In Aston v. Nolan, 63 Cal. 269, the court, speaking of the law a® it existed before the enactment of this section, said, quoting from Washburn on Real Property: “ Every one has so far the right to have his own soil sustained by that of his neighbor, that the latter may not dig so near to the land of the former as to cause the same to fall into the excavation by its own natural weight. He ought to guard against such a consequence by proper care and the application of proper means of support. The right of lateral support in such case is an incident to the land itself. In the language of Rolle: ‘It seems that a man who has land next adjoining to my land cannot dig his land so near to my-land that thereby my land shall fall into the pit; and for this, if an action were brought, it would lie.’” And speaking of the notice provided for, it was said: “It is apparent that by giving the notice, a person excavating cannot relieve himself of any portion of the prudent care with which he must have conducted the work in the absence of the statutory provision requiring notice. His excavation must be such as would not have caused the soil of the adjacent lot to tumble in, had it remained in its natural state, not built upon.....The object of the notice is, that the owner of the building may have his attention called to the work, and if necessary, shore up his wall or strengthen his foundation.” And again: “Since the enactment of the code, the rights and duties of adjoining proprietors, with reference to the mattes in hand, are substantially the same as they were before, provided notice is given by the party intending to excavate.”

As to whether reasonable notice of his intention to excavate was given by defendant need not be considered, since it was stipulated that the slide which did the *605damage was in no way caused by the weight of the plaintiffs’ house.

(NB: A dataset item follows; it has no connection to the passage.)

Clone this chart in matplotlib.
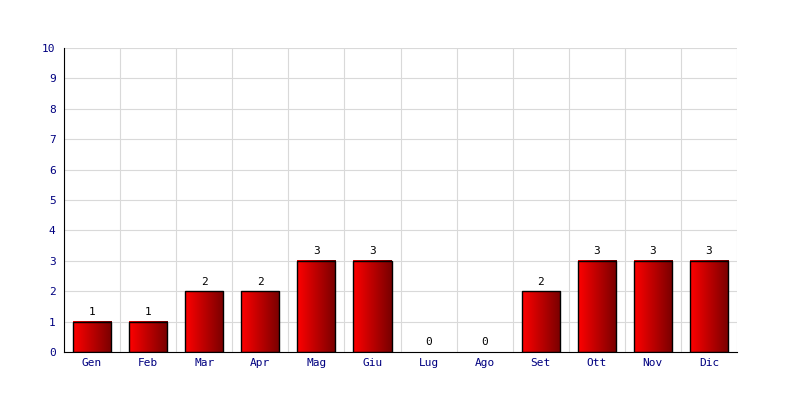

The only question, then, is, Did the defendant take “reasonable precautions to sustain the land” of plaintiffs? He testified: “ I used every precaution to sustain plaintiffs’ land”; but the only precaution specified is, that he stopped his excavations four feet from their line. In view of the fact that he was excavating to a depth of forty feet below the surface, can it be said that this was a reasonable precaution? The answer must be in the negative. The work was completed early in March, and heavy rains at that season of the year might be expected. The bank was left with a steep slope, and the earth at the top was twelve or fourteen feet deep. Under such circumstances, it would seem that any reasonable man would naturally anticipate just what occurred, as the result of the excavation.

In our opinion, the motion for a new trial was properly denied, and we advise that the judgment and order be affirmed.

Foote, 0., and Fitzgerald, C., concurred.

The Court.

For the reasons given in the foregoing opinion, the judgment and order are affirmed.